As for the features, the noise is ranked almost as high as ‘Size’ with regard to importance in Fig. 18. This area is located far from the center and as a consequence the noise appears to influence price negatively at most noise ranges. In Fig. 19a, the price declines almost linearly as we move to more noisy parts of the area, while LIME weights in Fig. 19b indicate the preference of the model to assign higher prices to properties with relatively low surrounding noise. Once more, the SHAP values of Fig. 20 confirm the aforementioned observations, where high average day noise values cause price drops and low average noises escalate prices. Concerning the noise characteristic used, one plausible reason why the model chooses to incorporate only the day noise is that contrary to the previous areas, Kalamaria includes also the aviation noise. As it can be seen by the corresponding heatmaps, aviation noise during night increases the overall noise which at some extend narrows the gap between day and night noise. This means that the two noise features are more correlated and, thus, one of them can potentially be redundant.

6 Conclusion

The main goal of this paper was to investigate how urban noise impacts residential property prices in the area of Thessaloniki. Currently, there is no publicly available spatial data regarding noise for the area of interest. Therefore, the first part of this work attempts to create a general purpose dataset indicating the sense of noise based on coordinates by taking advantage of official and public studies conducted by the Hellenic Ministry of Environment and Energy.

This new dataset is combined with the properties of the Openhouse platform to train tree-based machine learning models in order to verify the importance of noise in housing price estimates. The assumption that noise might be translated differently depending on the location of the property led us to focus the experiments on three separate regions of Thessaloniki with dissimilar characteristics. XGBoost and LGBM models attain the best results which first of all confirm that noise, as a matter of fact, influences prices and, secondly, it can affect some locations positively while others negatively. More specifically, property prices in the city center as well as locations in its vicinity, do increase as noise increases, which is probably the aftereffect of the overall commerciality of the area.

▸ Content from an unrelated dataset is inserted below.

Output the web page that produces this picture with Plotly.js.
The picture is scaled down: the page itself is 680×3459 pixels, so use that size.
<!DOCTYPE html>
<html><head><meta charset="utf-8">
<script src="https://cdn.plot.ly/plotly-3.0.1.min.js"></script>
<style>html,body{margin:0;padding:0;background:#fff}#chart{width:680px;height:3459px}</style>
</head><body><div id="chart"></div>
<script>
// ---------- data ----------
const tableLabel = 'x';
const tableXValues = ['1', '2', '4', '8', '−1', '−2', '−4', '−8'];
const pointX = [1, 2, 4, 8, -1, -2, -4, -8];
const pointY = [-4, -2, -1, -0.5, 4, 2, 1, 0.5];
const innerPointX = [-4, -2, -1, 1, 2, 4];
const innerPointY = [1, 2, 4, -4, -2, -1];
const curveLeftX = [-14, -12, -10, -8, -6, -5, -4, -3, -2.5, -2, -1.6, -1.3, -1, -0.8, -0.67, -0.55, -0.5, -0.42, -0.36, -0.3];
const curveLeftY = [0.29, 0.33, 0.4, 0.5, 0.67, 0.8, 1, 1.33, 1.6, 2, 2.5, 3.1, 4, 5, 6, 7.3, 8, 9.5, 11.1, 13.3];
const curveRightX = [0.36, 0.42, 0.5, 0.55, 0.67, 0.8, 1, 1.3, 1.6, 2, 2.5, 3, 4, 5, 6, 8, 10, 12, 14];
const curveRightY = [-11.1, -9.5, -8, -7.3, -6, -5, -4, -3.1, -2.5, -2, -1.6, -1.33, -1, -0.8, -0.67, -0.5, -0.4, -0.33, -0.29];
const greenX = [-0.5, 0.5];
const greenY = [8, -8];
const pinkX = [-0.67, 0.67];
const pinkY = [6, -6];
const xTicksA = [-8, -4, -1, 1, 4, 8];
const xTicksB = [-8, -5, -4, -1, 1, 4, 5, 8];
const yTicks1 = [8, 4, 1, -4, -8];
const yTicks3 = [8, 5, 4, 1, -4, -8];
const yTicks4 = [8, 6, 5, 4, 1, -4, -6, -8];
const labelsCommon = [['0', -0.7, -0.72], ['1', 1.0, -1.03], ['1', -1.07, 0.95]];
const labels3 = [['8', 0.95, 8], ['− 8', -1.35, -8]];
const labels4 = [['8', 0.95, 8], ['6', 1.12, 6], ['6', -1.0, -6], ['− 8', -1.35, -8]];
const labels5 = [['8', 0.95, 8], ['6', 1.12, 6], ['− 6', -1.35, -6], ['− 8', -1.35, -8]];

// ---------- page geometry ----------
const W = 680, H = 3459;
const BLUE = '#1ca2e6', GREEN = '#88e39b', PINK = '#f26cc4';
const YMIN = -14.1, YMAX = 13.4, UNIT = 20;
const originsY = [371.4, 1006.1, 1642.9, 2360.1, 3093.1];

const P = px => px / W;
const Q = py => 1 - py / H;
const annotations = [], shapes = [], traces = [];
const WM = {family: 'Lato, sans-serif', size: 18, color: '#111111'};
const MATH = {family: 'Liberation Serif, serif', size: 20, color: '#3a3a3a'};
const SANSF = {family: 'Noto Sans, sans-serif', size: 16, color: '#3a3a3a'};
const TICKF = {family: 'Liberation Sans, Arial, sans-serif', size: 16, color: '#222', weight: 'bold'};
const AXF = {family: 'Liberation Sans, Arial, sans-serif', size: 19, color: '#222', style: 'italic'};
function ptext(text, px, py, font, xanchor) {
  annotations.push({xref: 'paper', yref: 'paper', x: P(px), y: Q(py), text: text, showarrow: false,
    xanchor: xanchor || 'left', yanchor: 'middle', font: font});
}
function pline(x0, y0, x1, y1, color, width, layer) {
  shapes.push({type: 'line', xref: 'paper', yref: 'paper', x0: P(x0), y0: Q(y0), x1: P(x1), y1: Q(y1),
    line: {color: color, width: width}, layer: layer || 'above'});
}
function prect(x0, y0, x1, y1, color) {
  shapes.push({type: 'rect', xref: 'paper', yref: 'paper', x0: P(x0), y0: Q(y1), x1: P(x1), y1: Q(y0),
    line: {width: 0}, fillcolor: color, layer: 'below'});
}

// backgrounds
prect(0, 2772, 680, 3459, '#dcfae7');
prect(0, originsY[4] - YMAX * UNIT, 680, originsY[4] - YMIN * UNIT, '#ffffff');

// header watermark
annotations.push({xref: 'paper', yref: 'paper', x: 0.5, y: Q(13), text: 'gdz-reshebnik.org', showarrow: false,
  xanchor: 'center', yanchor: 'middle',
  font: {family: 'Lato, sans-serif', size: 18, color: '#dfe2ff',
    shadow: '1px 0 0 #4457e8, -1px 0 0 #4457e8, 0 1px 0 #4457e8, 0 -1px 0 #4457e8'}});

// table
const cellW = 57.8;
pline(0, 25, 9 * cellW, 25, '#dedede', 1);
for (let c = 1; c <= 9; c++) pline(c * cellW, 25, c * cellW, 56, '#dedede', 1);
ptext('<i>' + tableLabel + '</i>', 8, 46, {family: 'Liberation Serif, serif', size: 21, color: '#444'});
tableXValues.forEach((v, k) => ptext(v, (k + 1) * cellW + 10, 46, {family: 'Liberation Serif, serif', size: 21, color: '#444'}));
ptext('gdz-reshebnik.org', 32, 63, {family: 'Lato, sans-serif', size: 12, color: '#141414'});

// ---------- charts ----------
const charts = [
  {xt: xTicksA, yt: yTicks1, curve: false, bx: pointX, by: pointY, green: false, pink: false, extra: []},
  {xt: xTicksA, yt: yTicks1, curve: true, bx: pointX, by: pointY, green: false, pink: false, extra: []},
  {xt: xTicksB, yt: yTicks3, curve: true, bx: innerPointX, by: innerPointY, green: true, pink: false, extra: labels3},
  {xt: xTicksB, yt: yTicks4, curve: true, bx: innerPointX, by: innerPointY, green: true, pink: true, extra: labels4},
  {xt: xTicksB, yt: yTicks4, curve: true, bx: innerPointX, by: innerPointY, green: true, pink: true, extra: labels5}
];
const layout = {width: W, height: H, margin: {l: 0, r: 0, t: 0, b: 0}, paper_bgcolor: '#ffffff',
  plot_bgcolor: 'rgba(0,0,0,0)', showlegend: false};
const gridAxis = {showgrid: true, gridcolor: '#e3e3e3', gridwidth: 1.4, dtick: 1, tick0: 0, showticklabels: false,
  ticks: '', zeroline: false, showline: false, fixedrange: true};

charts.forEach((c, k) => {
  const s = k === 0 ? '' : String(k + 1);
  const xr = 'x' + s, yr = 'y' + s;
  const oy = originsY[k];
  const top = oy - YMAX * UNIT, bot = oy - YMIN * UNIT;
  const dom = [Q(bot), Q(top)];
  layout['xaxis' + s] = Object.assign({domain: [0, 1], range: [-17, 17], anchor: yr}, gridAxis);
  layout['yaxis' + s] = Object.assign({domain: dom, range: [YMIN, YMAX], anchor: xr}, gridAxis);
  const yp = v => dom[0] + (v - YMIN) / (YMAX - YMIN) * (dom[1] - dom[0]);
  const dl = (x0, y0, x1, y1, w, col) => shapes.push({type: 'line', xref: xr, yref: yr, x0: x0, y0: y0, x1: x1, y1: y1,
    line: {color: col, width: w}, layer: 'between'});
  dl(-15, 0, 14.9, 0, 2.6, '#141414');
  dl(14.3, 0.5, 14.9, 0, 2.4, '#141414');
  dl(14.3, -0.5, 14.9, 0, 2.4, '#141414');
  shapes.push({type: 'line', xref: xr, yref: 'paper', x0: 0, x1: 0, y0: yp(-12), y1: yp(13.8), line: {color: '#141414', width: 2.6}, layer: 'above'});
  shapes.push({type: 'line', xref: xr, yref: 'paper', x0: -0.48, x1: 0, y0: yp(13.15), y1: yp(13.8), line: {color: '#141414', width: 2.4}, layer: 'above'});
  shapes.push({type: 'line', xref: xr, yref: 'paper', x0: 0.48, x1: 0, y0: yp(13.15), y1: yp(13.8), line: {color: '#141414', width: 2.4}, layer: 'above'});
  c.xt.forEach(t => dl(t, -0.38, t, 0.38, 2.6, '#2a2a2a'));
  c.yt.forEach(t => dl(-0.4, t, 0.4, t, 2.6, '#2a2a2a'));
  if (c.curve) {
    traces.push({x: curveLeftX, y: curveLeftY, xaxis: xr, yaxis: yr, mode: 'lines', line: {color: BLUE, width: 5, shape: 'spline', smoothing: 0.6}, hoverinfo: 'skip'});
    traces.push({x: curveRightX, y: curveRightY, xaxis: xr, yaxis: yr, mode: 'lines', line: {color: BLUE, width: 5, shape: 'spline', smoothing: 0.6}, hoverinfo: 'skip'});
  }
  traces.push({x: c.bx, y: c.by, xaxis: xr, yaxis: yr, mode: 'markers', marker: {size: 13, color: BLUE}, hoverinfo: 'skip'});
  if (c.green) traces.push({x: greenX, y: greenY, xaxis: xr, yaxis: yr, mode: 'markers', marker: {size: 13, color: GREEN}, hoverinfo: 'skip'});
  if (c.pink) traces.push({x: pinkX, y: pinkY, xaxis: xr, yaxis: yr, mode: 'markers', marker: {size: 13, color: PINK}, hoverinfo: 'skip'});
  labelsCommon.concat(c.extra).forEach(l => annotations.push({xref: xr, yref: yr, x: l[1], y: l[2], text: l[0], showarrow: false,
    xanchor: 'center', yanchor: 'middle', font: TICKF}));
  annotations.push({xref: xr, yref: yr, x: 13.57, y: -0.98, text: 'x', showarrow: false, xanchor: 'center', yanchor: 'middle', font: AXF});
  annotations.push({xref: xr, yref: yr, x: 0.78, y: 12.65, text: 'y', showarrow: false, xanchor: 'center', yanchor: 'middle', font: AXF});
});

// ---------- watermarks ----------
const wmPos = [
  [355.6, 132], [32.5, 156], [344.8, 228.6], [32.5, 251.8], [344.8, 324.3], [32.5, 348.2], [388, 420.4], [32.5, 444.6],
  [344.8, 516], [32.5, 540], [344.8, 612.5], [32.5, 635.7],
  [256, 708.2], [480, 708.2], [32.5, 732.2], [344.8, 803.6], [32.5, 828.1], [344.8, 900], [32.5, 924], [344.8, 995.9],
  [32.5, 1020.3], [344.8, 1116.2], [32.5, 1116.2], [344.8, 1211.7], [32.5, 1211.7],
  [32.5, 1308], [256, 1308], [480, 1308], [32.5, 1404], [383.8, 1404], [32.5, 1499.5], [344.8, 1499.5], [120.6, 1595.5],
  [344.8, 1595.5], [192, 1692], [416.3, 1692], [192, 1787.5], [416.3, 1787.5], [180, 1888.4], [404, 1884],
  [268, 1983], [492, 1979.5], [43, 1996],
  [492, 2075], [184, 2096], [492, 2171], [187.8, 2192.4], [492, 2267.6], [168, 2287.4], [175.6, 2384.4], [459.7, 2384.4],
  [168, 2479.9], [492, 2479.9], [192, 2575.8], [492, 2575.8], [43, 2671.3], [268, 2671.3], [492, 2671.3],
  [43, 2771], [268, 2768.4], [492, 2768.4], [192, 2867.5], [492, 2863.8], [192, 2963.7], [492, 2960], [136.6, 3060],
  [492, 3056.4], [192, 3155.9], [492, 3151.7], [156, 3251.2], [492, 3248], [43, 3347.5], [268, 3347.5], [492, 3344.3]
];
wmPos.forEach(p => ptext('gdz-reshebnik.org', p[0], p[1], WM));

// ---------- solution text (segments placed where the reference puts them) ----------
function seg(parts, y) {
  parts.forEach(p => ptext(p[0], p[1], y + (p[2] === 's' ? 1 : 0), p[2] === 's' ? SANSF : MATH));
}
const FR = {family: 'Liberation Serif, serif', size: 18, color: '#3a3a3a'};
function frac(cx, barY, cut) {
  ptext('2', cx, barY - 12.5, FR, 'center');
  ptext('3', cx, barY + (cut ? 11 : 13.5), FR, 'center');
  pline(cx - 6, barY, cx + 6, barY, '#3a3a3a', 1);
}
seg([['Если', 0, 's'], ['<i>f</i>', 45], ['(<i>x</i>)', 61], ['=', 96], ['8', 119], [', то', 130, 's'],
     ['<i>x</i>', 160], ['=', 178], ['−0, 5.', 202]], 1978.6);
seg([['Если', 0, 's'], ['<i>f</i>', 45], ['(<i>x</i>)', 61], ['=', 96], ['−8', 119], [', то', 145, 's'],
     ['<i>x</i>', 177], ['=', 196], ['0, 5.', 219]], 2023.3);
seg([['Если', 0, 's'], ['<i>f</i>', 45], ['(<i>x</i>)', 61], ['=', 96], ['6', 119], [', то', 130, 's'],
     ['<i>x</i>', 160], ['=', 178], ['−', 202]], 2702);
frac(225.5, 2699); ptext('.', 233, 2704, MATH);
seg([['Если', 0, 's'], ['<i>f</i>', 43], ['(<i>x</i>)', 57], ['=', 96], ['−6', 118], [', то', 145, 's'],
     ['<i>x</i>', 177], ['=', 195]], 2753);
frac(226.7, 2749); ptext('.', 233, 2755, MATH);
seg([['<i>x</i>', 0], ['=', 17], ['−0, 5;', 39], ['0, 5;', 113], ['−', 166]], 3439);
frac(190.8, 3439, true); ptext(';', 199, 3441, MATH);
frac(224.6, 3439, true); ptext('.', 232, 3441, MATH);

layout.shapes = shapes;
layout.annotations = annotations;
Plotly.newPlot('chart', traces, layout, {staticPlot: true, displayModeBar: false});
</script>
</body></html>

In contrast, properties located far from the center are impacted negatively by noise. This makes sense considering that in decentralized areas, such as suburbs, there are mainly houses of families where quietness is more appreciated.

While this study provides valuable insights into how noise influences property prices, it is important to acknowledge its limitations. To begin with, the noise data used to train the models were sourced from the Hellenic Ministry of Environment and Energy and, then, reconstructed into a general purpose dataset. While we took measures to ensure data integrity, there may still be inherent limitations in the accuracy and completeness of the dataset. Furthermore, although the method employed to calculate noise pollution for each property is generally accepted, factoring in the surrounding buildings and accounting for elevation differences may lead to further refinement of the results. Lastly, despite the current sample size of housing properties appearing adequate for training, augmenting the dataset with additional samples could potentially enhance the model’s robustness.

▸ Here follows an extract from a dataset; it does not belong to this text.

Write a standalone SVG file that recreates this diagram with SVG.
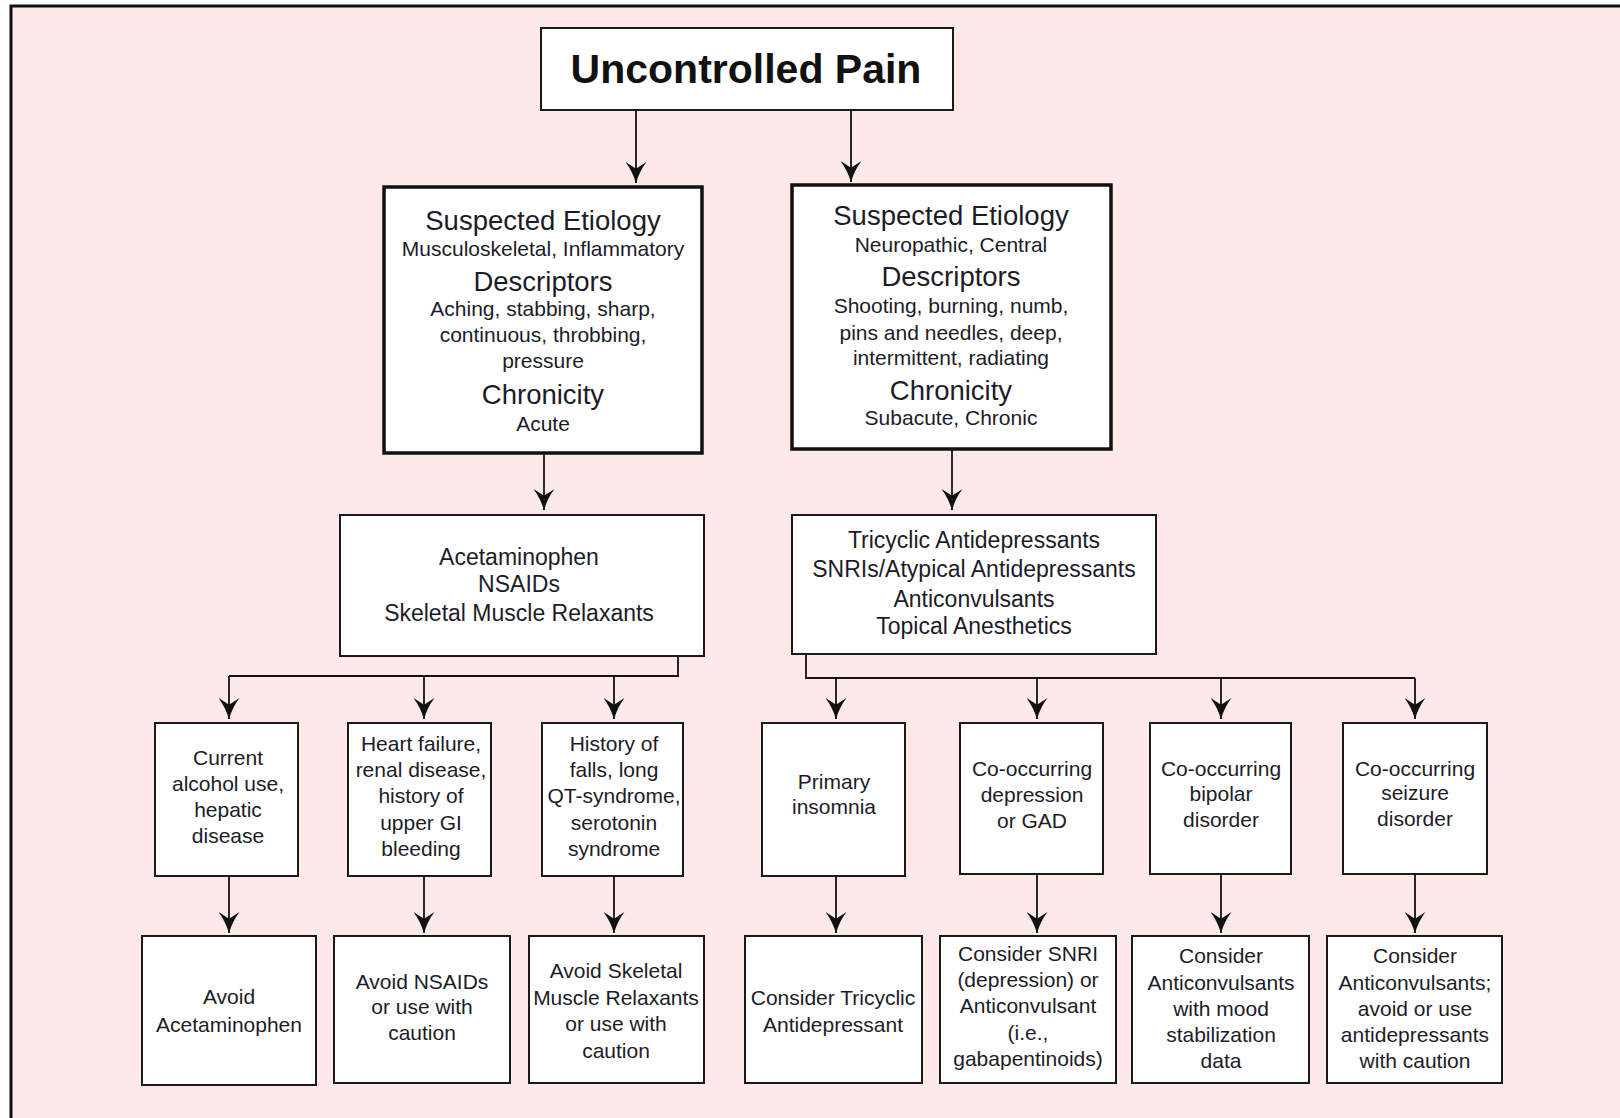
<svg xmlns="http://www.w3.org/2000/svg" width="1620" height="1118" viewBox="0 0 1620 1118">
<style>
.bx{fill:#fff;stroke:#1a1a1a;stroke-width:2}
.bxt{fill:#fff;stroke:#111;stroke-width:3.5}
.t{font-family:"Liberation Sans",Arial,sans-serif;fill:#1c1c28;text-anchor:middle}
.s21{font-size:21px}
.s23{font-size:23px}
.h{font-size:27.5px}
.c{fill:none;stroke:#111;stroke-width:1.8}
</style>
<defs>
<marker id="ah" viewBox="0 0 22 22" refX="22" refY="11" markerWidth="21" markerHeight="21" markerUnits="userSpaceOnUse" orient="auto">
<path d="M0,0 Q9,7 22,11 Q9,15 0,22 L7,11 z" fill="#111"/>
</marker>
</defs>
<rect x="0" y="0" width="1620" height="1118" fill="#fff"/>
<rect x="11" y="6" width="1620" height="1120" fill="#fde9e7" stroke="#111" stroke-width="3"/>

<g id="connectors">
<path class="c" d="M636,110 V183" marker-end="url(#ah)"/>
<path class="c" d="M851,110 V182" marker-end="url(#ah)"/>
<path class="c" d="M544,453 V510" marker-end="url(#ah)"/>
<path class="c" d="M952,449 V510" marker-end="url(#ah)"/>
<path class="c" d="M678,656 V676 H229"/>
<path class="c" d="M229,676 V719" marker-end="url(#ah)"/>
<path class="c" d="M424,676 V719" marker-end="url(#ah)"/>
<path class="c" d="M614,676 V719" marker-end="url(#ah)"/>
<path class="c" d="M806,654 V678 H1415"/>
<path class="c" d="M836,678 V719" marker-end="url(#ah)"/>
<path class="c" d="M1037,678 V719" marker-end="url(#ah)"/>
<path class="c" d="M1221,678 V719" marker-end="url(#ah)"/>
<path class="c" d="M1415,678 V719" marker-end="url(#ah)"/>
<path class="c" d="M229,876 V933" marker-end="url(#ah)"/>
<path class="c" d="M424,876 V933" marker-end="url(#ah)"/>
<path class="c" d="M614,876 V933" marker-end="url(#ah)"/>
<path class="c" d="M836,876 V933" marker-end="url(#ah)"/>
<path class="c" d="M1037,874 V933" marker-end="url(#ah)"/>
<path class="c" d="M1221,874 V933" marker-end="url(#ah)"/>
<path class="c" d="M1415,874 V933" marker-end="url(#ah)"/>
</g>

<g id="n-top">
<rect class="bx" x="541" y="28" width="412" height="82"/>
<text class="t" x="746" y="83" style="font-size:41px;font-weight:bold;fill:#111">Uncontrolled Pain</text>
</g>

<g id="n-etio-left">
<rect class="bxt" x="384" y="187" width="318" height="266"/>
<text class="t h" x="543" y="230">Suspected Etiology</text>
<text class="t s21" x="543" y="256">Musculoskeletal, Inflammatory</text>
<text class="t h" x="543" y="291">Descriptors</text>
<text class="t s21" x="543" y="316">Aching, stabbing, sharp,</text>
<text class="t s21" x="543" y="342">continuous, throbbing,</text>
<text class="t s21" x="543" y="368">pressure</text>
<text class="t h" x="543" y="404">Chronicity</text>
<text class="t s21" x="543" y="431">Acute</text>
</g>

<g id="n-etio-right">
<rect class="bxt" x="792" y="185" width="319" height="264"/>
<text class="t h" x="951" y="225">Suspected Etiology</text>
<text class="t s21" x="951" y="252">Neuropathic, Central</text>
<text class="t h" x="951" y="286">Descriptors</text>
<text class="t s21" x="951" y="313">Shooting, burning, numb,</text>
<text class="t s21" x="951" y="340">pins and needles, deep,</text>
<text class="t s21" x="951" y="365">intermittent, radiating</text>
<text class="t h" x="951" y="400">Chronicity</text>
<text class="t s21" x="951" y="425">Subacute, Chronic</text>
</g>

<g id="n-meds-left">
<rect class="bx" x="340" y="515" width="364" height="141"/>
<text class="t s23" x="519" y="565">Acetaminophen</text>
<text class="t s23" x="519" y="592">NSAIDs</text>
<text class="t s23" x="519" y="621">Skeletal Muscle Relaxants</text>
</g>

<g id="n-meds-right">
<rect class="bx" x="792" y="515" width="364" height="139"/>
<text class="t s23" x="974" y="548">Tricyclic Antidepressants</text>
<text class="t s23" x="974" y="577">SNRIs/Atypical Antidepressants</text>
<text class="t s23" x="974" y="607">Anticonvulsants</text>
<text class="t s23" x="974" y="634">Topical Anesthetics</text>
</g>

<g id="n-c1">
<rect class="bx" x="155" y="723" width="143" height="153"/>
<text class="t s21" x="228" y="765">Current</text>
<text class="t s21" x="228" y="791">alcohol use,</text>
<text class="t s21" x="228" y="817">hepatic</text>
<text class="t s21" x="228" y="843">disease</text>
</g>
<g id="n-c2">
<rect class="bx" x="348" y="723" width="143" height="153"/>
<text class="t s21" x="421" y="751">Heart failure,</text>
<text class="t s21" x="421" y="777">renal disease,</text>
<text class="t s21" x="421" y="803">history of</text>
<text class="t s21" x="421" y="830">upper GI</text>
<text class="t s21" x="421" y="856">bleeding</text>
</g>
<g id="n-c3">
<rect class="bx" x="542" y="723" width="141" height="153"/>
<text class="t s21" x="614" y="751">History of</text>
<text class="t s21" x="614" y="777">falls, long</text>
<text class="t s21" x="614" y="803">QT-syndrome,</text>
<text class="t s21" x="614" y="830">serotonin</text>
<text class="t s21" x="614" y="856">syndrome</text>
</g>
<g id="n-c4">
<rect class="bx" x="762" y="723" width="143" height="153"/>
<text class="t s21" x="834" y="789">Primary</text>
<text class="t s21" x="834" y="814">insomnia</text>
</g>
<g id="n-c5">
<rect class="bx" x="960" y="723" width="143" height="151"/>
<text class="t s21" x="1032" y="776">Co-occurring</text>
<text class="t s21" x="1032" y="802">depression</text>
<text class="t s21" x="1032" y="828">or GAD</text>
</g>
<g id="n-c6">
<rect class="bx" x="1150" y="723" width="141" height="151"/>
<text class="t s21" x="1221" y="776">Co-occurring</text>
<text class="t s21" x="1221" y="801">bipolar</text>
<text class="t s21" x="1221" y="827">disorder</text>
</g>
<g id="n-c7">
<rect class="bx" x="1343" y="723" width="144" height="151"/>
<text class="t s21" x="1415" y="776">Co-occurring</text>
<text class="t s21" x="1415" y="800">seizure</text>
<text class="t s21" x="1415" y="826">disorder</text>
</g>

<g id="n-r1">
<rect class="bx" x="142" y="936" width="174" height="149"/>
<text class="t s21" x="229" y="1004">Avoid</text>
<text class="t s21" x="229" y="1032">Acetaminophen</text>
</g>
<g id="n-r2">
<rect class="bx" x="334" y="936" width="176" height="147"/>
<text class="t s21" x="422" y="989">Avoid NSAIDs</text>
<text class="t s21" x="422" y="1014">or use with</text>
<text class="t s21" x="422" y="1040">caution</text>
</g>
<g id="n-r3">
<rect class="bx" x="529" y="936" width="175" height="147"/>
<text class="t s21" x="616" y="978">Avoid Skeletal</text>
<text class="t s21" x="616" y="1005">Muscle Relaxants</text>
<text class="t s21" x="616" y="1031">or use with</text>
<text class="t s21" x="616" y="1058">caution</text>
</g>
<g id="n-r4">
<rect class="bx" x="745" y="936" width="177" height="147"/>
<text class="t s21" x="833" y="1005">Consider Tricyclic</text>
<text class="t s21" x="833" y="1032">Antidepressant</text>
</g>
<g id="n-r5">
<rect class="bx" x="940" y="936" width="176" height="147"/>
<text class="t s21" x="1028" y="961">Consider SNRI</text>
<text class="t s21" x="1028" y="987">(depression) or</text>
<text class="t s21" x="1028" y="1013">Anticonvulsant</text>
<text class="t s21" x="1028" y="1040">(i.e.,</text>
<text class="t s21" x="1028" y="1066">gabapentinoids)</text>
</g>
<g id="n-r6">
<rect class="bx" x="1132" y="936" width="177" height="147"/>
<text class="t s21" x="1221" y="963">Consider</text>
<text class="t s21" x="1221" y="990">Anticonvulsants</text>
<text class="t s21" x="1221" y="1016">with mood</text>
<text class="t s21" x="1221" y="1042">stabilization</text>
<text class="t s21" x="1221" y="1068">data</text>
</g>
<g id="n-r7">
<rect class="bx" x="1327" y="936" width="175" height="147"/>
<text class="t s21" x="1415" y="963">Consider</text>
<text class="t s21" x="1415" y="990">Anticonvulsants;</text>
<text class="t s21" x="1415" y="1016">avoid or use</text>
<text class="t s21" x="1415" y="1042">antidepressants</text>
<text class="t s21" x="1415" y="1068">with caution</text>
</g>
</svg>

As previously demonstrated, noise is a unique factor that can impact prices differently even within the same city. With this in mind, we strongly encourage the community to delve deeper into this subject, exploring various models, property types, and features. The newly reconstructed noise dataset can play a pivotal role in this endeavor, as its value extends far beyond real estate applications. Its versatility makes it an invaluable resource for a wide array of commercial projects and research pursuits, reaching even beyond fields directly associated with real estate.